Even if the cut procedure to break a line in half sends such parts
into all possible cases mixing open and closed segments;
all them will have the same length and cardinality. If
both measures (one saying that they are going to match if are
superposed, and the other concerning the number of elements in each)
they coincide and the only possible way in which two parts of a whole
be the same is that they are in fact geometrically halves, even when a
segment seems to have an additional point, it can be
asked what do we mean by "same" or "equals" naively speaking. If the
question is topological the story is quite different, but finally
depends on those chosen naïve or formal meanings of "cut", "equals" or
"same" and what the abstract domain is (or your believes if you are asking for
physical continuity or open sets in nature).

Those paradoxes lies finally, I think, with all those constructions in which
infinity (mainly non-enumerable infinity) plays the main role.

The philosophical question could be then if those constructions are
just mental entities or if there exist a possible physical entity or
possible physical construction with such bizarre properties.
I mean the eternal so called platonism/naturalism problem.

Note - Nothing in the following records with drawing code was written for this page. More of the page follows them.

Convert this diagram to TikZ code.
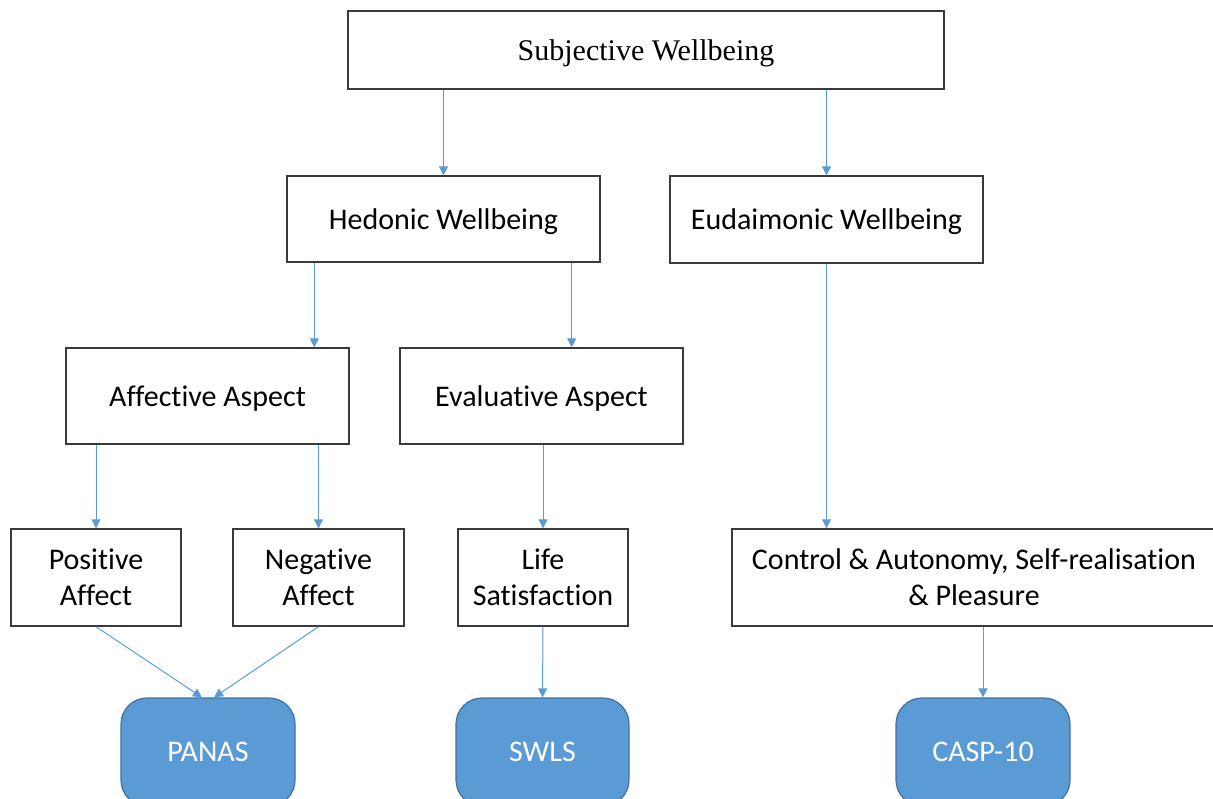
\documentclass[tikz,border=0pt]{standalone}
\usepackage{fontspec}
\setmainfont{Liberation Serif}
\newfontfamily\calib[Ligatures=NoCommon]{Carlito}
\usetikzlibrary{arrows.meta}
\definecolor{arrblue}{HTML}{5B9BD5}
\definecolor{boxline}{HTML}{3A3A3A}
\definecolor{panfill}{HTML}{5B9BD5}
\definecolor{panline}{HTML}{41719C}
\tikzset{
  box/.style={draw=boxline, line width=1.4pt, fill=white, align=center, inner sep=0pt,
    font=\calib\fontsize{30}{36}\selectfont},
  oneline/.style={text height=27pt, text depth=7pt},
  topbox/.style={box, oneline, font=\fontsize{30}{36}\selectfont},
  measure/.style={draw=panline, line width=1.2pt, fill=panfill, rounded corners=26pt,
    text=white, align=center, inner sep=0pt, font=\calib\fontsize{30}{36}\selectfont},
  arr/.style={draw=arrblue, line width=1pt, -{Triangle[width=9pt,length=9pt]}}
}
\begin{document}
\begin{tikzpicture}[x=1pt,y=1pt]
\useasboundingbox (0,0) rectangle (1213,-798);
\clip (0,0) rectangle (1213,-798);
% boxes
\node[topbox, minimum width=596pt, minimum height=78pt] (top) at (646,-50) {Subjective Wellbeing};
\node[box, oneline, minimum width=313pt, minimum height=86pt] (hed) at (443.5,-219) {Hedonic Wellbeing};
\node[box, oneline, minimum width=313pt, minimum height=87pt] (eud) at (826.5,-219.5) {Eudaimonic Wellbeing};
\node[box, oneline, minimum width=283pt, minimum height=96pt] (aff) at (207.5,-396) {Affective Aspect};
\node[box, oneline, minimum width=283pt, minimum height=96pt] (eva) at (541.5,-396) {Evaluative Aspect};
\node[box, minimum width=170pt, minimum height=97pt] (pos) at (96,-577.5) {Positive\\Affect};
\node[box, minimum width=171pt, minimum height=97pt] (neg) at (318.5,-577.5) {Negative\\Affect};
\node[box, minimum width=170pt, minimum height=97pt] (life) at (543,-577.5) {Life\\Satisfaction};
\node[box, minimum width=484pt, minimum height=97pt] (ctrl) at (974,-577.5) {Control \& Autonomy, Self-realisation\\\& Pleasure};
\node[measure, minimum width=174pt, minimum height=108pt] (panas) at (208,-752) {PANAS};
\node[measure, minimum width=173pt, minimum height=108pt] (swls) at (542.5,-752) {SWLS};
\node[measure, minimum width=174pt, minimum height=108pt] (casp) at (983,-752) {CASP-10};
% helper coordinates
\coordinate (h1) at ([xshift=28pt]hed.south west);
\coordinate (h2) at ([xshift=-29pt]hed.south east);
\coordinate (p1) at ([xshift=-6pt]panas.north);
\coordinate (p2) at ([xshift=6pt]panas.north);
% connectors
\draw[arr] (hed.north |- top.south) -- (hed.north);
\draw[arr] (eud.north |- top.south) -- (eud.north);
\draw[arr] (h1) -- (h1 |- aff.north);
\draw[arr] (h2) -- (h2 |- eva.north);
\draw[arr] (pos.north |- aff.south) -- (pos.north);
\draw[arr] (neg.north |- aff.south) -- (neg.north);
\draw[arr] (life.north |- eva.south) -- (life.north);
\draw[arr] (eud.south) -- (eud.south |- ctrl.north);
\draw[arr] (pos.south) -- (p1);
\draw[arr] (neg.south) -- (p2);
\draw[arr] (life.south) -- (swls.north);
\draw[arr] (casp.north |- ctrl.south) -- (casp.north);
\end{tikzpicture}
\end{document}
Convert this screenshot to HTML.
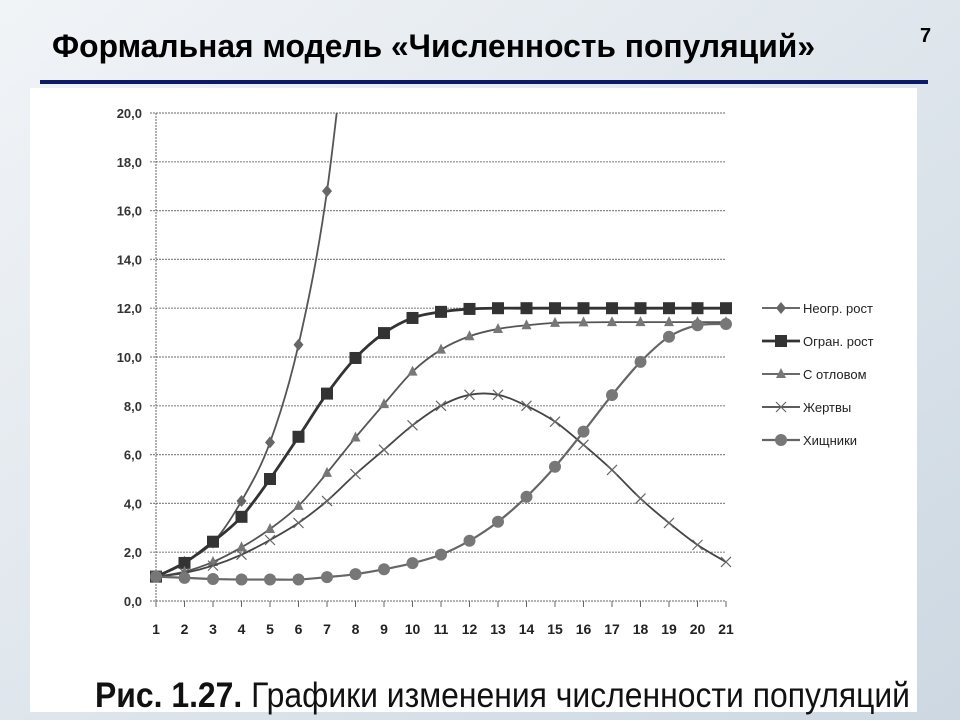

I think science deals in some way with such matters in form of
claims as the Turing Thesis or Wolfram's Principle of
Computational Equivalence, in which avoiding non-countable
features seems to be the clue for their true. It is easy to see that
the limit is just between what is or effectively computable
and what are just mind abstractions like those models involving real numbers
(even non-computable), accelerated Turing machines or super-tasks.